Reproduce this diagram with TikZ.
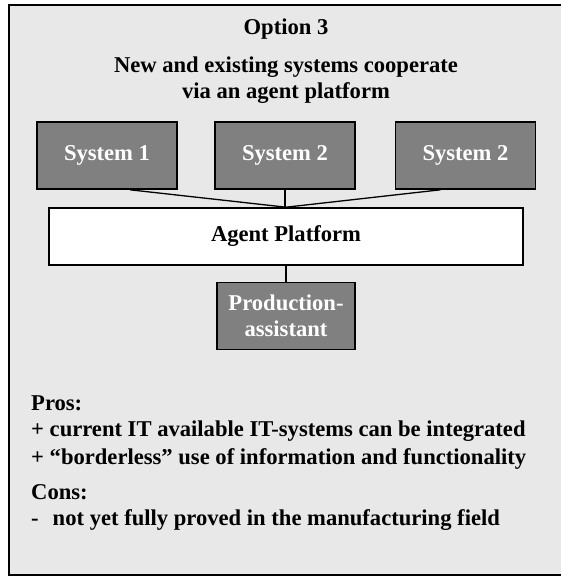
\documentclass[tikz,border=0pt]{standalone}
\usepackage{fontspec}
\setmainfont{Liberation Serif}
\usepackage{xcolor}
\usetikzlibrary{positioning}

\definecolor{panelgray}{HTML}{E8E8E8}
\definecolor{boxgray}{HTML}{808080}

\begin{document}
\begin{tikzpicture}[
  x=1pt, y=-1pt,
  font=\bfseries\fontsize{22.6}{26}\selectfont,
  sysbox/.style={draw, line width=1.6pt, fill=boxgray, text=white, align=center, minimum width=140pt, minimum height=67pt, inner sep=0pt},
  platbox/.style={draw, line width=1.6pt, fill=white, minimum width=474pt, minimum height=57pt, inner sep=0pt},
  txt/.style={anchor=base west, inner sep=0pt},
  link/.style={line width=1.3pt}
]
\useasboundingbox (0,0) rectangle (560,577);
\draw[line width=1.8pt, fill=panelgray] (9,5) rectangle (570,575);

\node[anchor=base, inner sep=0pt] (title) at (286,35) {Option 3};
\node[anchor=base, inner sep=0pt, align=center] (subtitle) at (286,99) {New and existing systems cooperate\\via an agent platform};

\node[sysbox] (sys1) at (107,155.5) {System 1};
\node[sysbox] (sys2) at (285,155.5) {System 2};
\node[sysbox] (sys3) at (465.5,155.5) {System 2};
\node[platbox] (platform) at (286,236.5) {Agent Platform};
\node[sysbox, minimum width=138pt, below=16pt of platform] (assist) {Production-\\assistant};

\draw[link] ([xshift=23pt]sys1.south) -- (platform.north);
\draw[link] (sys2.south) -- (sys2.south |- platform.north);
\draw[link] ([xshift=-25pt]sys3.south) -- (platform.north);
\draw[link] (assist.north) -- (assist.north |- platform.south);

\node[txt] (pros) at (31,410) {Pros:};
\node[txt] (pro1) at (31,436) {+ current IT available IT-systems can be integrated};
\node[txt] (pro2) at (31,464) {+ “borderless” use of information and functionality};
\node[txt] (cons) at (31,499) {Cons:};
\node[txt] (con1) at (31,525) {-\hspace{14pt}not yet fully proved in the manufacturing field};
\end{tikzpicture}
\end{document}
--------
- EXERCISE: Set down again, exactly, the lines of the material above from its first line to the one with "(9,5) rectangle (570,575);", inclusive. Leave the pictures out.

- TASK OUTPUT:
Reproduce this diagram with TikZ.
\documentclass[tikz,border=0pt]{standalone}
\usepackage{fontspec}
\setmainfont{Liberation Serif}
\usepackage{xcolor}
\usetikzlibrary{positioning}

\definecolor{panelgray}{HTML}{E8E8E8}
\definecolor{boxgray}{HTML}{808080}

\begin{document}
\begin{tikzpicture}[
  x=1pt, y=-1pt,
  font=\bfseries\fontsize{22.6}{26}\selectfont,
  sysbox/.style={draw, line width=1.6pt, fill=boxgray, text=white, align=center, minimum width=140pt, minimum height=67pt, inner sep=0pt},
  platbox/.style={draw, line width=1.6pt, fill=white, minimum width=474pt, minimum height=57pt, inner sep=0pt},
  txt/.style={anchor=base west, inner sep=0pt},
  link/.style={line width=1.3pt}
]
\useasboundingbox (0,0) rectangle (560,577);
\draw[line width=1.8pt, fill=panelgray] (9,5) rectangle (570,575);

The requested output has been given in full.